MOUNTAIN VIEW (KPIX 5) – A new kind of security guard is on patrol in Silicon Valley: crime-fighting robots that look like they’re straight out of a sci-fi movie.

At first glance, the K5 security robot looks like a cartoonish Star Wars character.

“The vast majority of people see it and go, ‘Oh my God, that’s so cute.’ We’ve had people go up and hug it, and embrace it for whatever reason,” said Stacy Stephens, co-founder of Knightscope, headquartered in Mountain View.

They are unarmed, but they are imposing: about 5 feet tall and 300 pounds, which very likely will make someone think twice before committing a crime in their presence.

“The first thing that’s going to happen is the burglar is going to spot the robot. And unfortunately, criminals are inherently lazy. They’re not looking for something that’s going to be confrontational, they’re looking for something that’s going to be an easy target,” said Stacy Stephens, co-founder of Knightscope. “They see the robot and maybe they move down to the next place down the street.”
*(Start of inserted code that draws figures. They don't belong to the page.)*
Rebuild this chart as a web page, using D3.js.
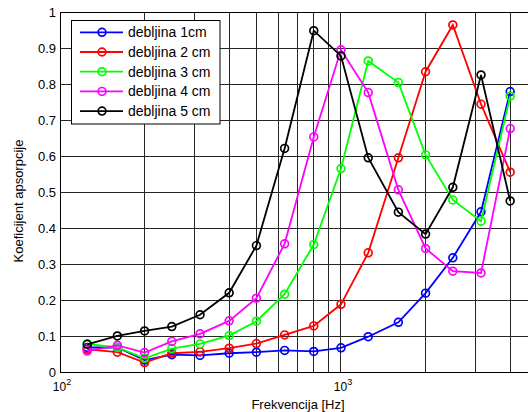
<!DOCTYPE html>
<html>
<head>
<meta charset="utf-8">
<script src="https://d3js.org/d3.v7.min.js"></script>
<style>
  body { margin: 0; background: #fff; }
  text { font-family: "Liberation Sans", Arial, sans-serif; fill: #000; }
</style>
</head>
<body>
<script>
// frequencies (Hz) for each measured point
var freqs = [125, 160, 200, 250, 315, 400, 500, 630, 800, 1000, 1250, 1600, 2000, 2500, 3150, 4000];

// absorption coefficient per thickness
var d1 = [0.070, 0.070, 0.035, 0.050, 0.048, 0.054, 0.057, 0.062, 0.059, 0.069, 0.100, 0.140, 0.221, 0.319, 0.447, 0.781];
var d2 = [0.065, 0.057, 0.028, 0.054, 0.058, 0.068, 0.081, 0.105, 0.130, 0.190, 0.333, 0.597, 0.836, 0.966, 0.746, 0.557];
var d3v = [0.080, 0.070, 0.040, 0.067, 0.080, 0.103, 0.143, 0.218, 0.356, 0.567, 0.866, 0.806, 0.605, 0.480, 0.421, 0.768];
var d4 = [0.060, 0.076, 0.056, 0.087, 0.108, 0.144, 0.207, 0.358, 0.655, 0.897, 0.778, 0.508, 0.345, 0.282, 0.277, 0.678];
var d5 = [0.079, 0.102, 0.116, 0.128, 0.161, 0.222, 0.353, 0.623, 0.950, 0.880, 0.597, 0.446, 0.385, 0.515, 0.827, 0.477];

var seriesNames = ["debljina 1cm", "debljina 2 cm", "debljina 3 cm", "debljina 4 cm", "debljina 5 cm"];
var seriesColors = ["#0000ff", "#ff0000", "#00ff00", "#ff00ff", "#000000"];
var seriesData = [d1, d2, d3v, d4, d5];

var yTicks = [0, 0.1, 0.2, 0.3, 0.4, 0.5, 0.6, 0.7, 0.8, 0.9, 1];
var xGrid = [200, 300, 400, 500, 600, 700, 800, 900, 1000, 2000, 3000, 4000, 5000];
var xMajor = [100, 1000];

var svgWidth = 528;
var svgHeight = 412;

// plot box (right edge lies outside the picture)
var plotLeft = 60, plotTop = 12.7, plotRight = 537.4, plotBottom = 372.7;

var svg = d3.select("body").append("svg")
  .attr("width", svgWidth)
  .attr("height", svgHeight);

var x = d3.scaleLog().domain([100, 5000]).range([plotLeft, plotRight]);
var y = d3.scaleLinear().domain([0, 1]).range([plotBottom, plotTop]);

// grid
var grid = svg.append("g")
  .attr("stroke", "#262626")
  .attr("stroke-width", 1)
  .attr("shape-rendering", "crispEdges");

grid.selectAll(".hg").data(yTicks).enter().append("line")
  .attr("x1", plotLeft).attr("x2", plotRight)
  .attr("y1", function(d) { return y(d); })
  .attr("y2", function(d) { return y(d); });

grid.selectAll(".vg").data(xGrid).enter().append("line")
  .attr("y1", plotTop).attr("y2", plotBottom)
  .attr("x1", function(d) { return x(d); })
  .attr("x2", function(d) { return x(d); });

// axes box
svg.append("path")
  .attr("d", "M" + plotRight + "," + plotTop + "H" + plotLeft + "V" + plotBottom + "H" + plotRight)
  .attr("fill", "none")
  .attr("stroke", "#000")
  .attr("stroke-width", 1)
  .attr("shape-rendering", "crispEdges");

// y tick labels
svg.selectAll(".ylab").data(yTicks).enter().append("text")
  .attr("x", 56)
  .attr("y", function(d) { return y(d); })
  .attr("dy", "0.36em")
  .attr("text-anchor", "end")
  .style("font-size", "13px")
  .text(function(d) { return d3.format("~g")(d); });

// x tick labels 10^n
var xl = svg.selectAll(".xlab").data(xMajor).enter().append("text")
  .attr("x", function(d) { return x(d) + 2; })
  .attr("y", 391)
  .attr("text-anchor", "middle")
  .style("font-size", "12px");
xl.append("tspan").text("10");
xl.append("tspan")
  .attr("dy", -6)
  .style("font-size", "9px")
  .text(function(d) { return Math.round(Math.log10(d)); });

// axis labels
svg.append("text")
  .attr("x", 298)
  .attr("y", 409)
  .attr("text-anchor", "middle")
  .style("font-size", "13px")
  .text("Frekvencija [Hz]");

svg.append("text")
  .attr("transform", "translate(23," + 201 + ") rotate(-90)")
  .attr("text-anchor", "middle")
  .style("font-size", "13px")
  .text("Koeficijent apsorpcije");

// series
var line = d3.line()
  .x(function(d, i) { return x(freqs[i]); })
  .y(function(d) { return y(d); });

var plot = svg.append("g");
seriesData.forEach(function(vals, k) {
  var g = plot.append("g");
  g.append("path")
    .datum(vals)
    .attr("d", line)
    .attr("fill", "none")
    .attr("stroke", seriesColors[k])
    .attr("stroke-width", 1.8);
  g.selectAll("circle").data(vals).enter().append("circle")
    .attr("cx", function(d, i) { return x(freqs[i]); })
    .attr("cy", function(d) { return y(d); })
    .attr("r", 3.9)
    .attr("fill", "none")
    .attr("stroke", seriesColors[k])
    .attr("stroke-width", 1.7);
});

// legend
var legend = svg.append("g");
legend.append("rect")
  .attr("x", 71.5).attr("y", 20.5)
  .attr("width", 148.5).attr("height", 103.5)
  .attr("fill", "#fff")
  .attr("stroke", "#000")
  .attr("stroke-width", 1);

var rows = legend.selectAll(".row").data(seriesNames).enter().append("g")
  .attr("transform", function(d, i) { return "translate(0," + (32.3 + i * 19.7) + ")"; });
rows.append("line")
  .attr("x1", 80).attr("x2", 123)
  .attr("stroke", function(d, i) { return seriesColors[i]; })
  .attr("stroke-width", 1.8);
rows.append("circle")
  .attr("cx", 102).attr("r", 3.9)
  .attr("fill", "none")
  .attr("stroke", function(d, i) { return seriesColors[i]; })
  .attr("stroke-width", 1.7);
rows.append("text")
  .attr("x", 128)
  .attr("dy", "0.36em")
  .style("font-size", "14px")
  .text(function(d) { return d; });
</script>
</body>
</html>
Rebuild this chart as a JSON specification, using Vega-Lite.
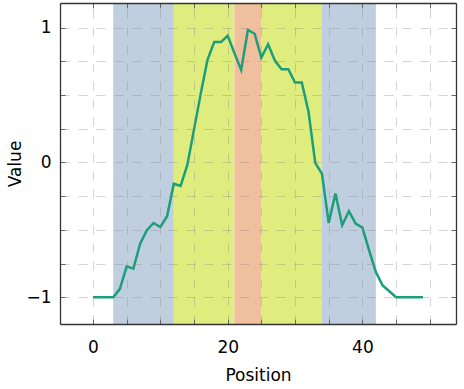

The security robots are autonomous, meaning they operate on their own. They don’t chase a bad guy down or make arrests.

They are designed to avoid confrontations. When someone steps right in front of one, the robot will stop. Then it will redirect its path around the person. All the while, sending video inside to a control center where a human is monitoring.

If a would-be burglar persists, Stephens said, “Then, the robot is looking at the video, listening for glass breakage, any loud sound that breaking in would cause. We’ll get the license plate, picture of the vehicle, geotag location, and time.”

The robots patrol using a similar technology as the self-driving Google car.

“It has a LIDAR (light image detection and ranging) that’s doing a 3D map,” Stephens said. “It will geofence itself and give itself a perimeter within which it will operate. And it moves around within that perimeter freely and it chooses its own path.”

The company said the robots will be deployed in outdoor settings, such as corporate campuses, college campuses and open air malls.

If someone decides to attack the robot, it could get uncomfortable. When first confronted, they let out a loud chirp and notify the control center. The chirps will get louder and louder as the threat persists.

“A very, very loud alarm,” said Stephens. “Think of a car alarm but much more intense.”

The security robots are now patrolling in the Bay Area.

The Knightscope K5s are in effect at an undisclosed location in the Silicon Valley.

“Unfortunately, I cannot share who it is,” Stephens said. “Soon you will see them everywhere.”

The makers of the robot said they have a long waiting list of about four dozen companies waiting for a K5. They expect to put many more of these robots in place sometime next year.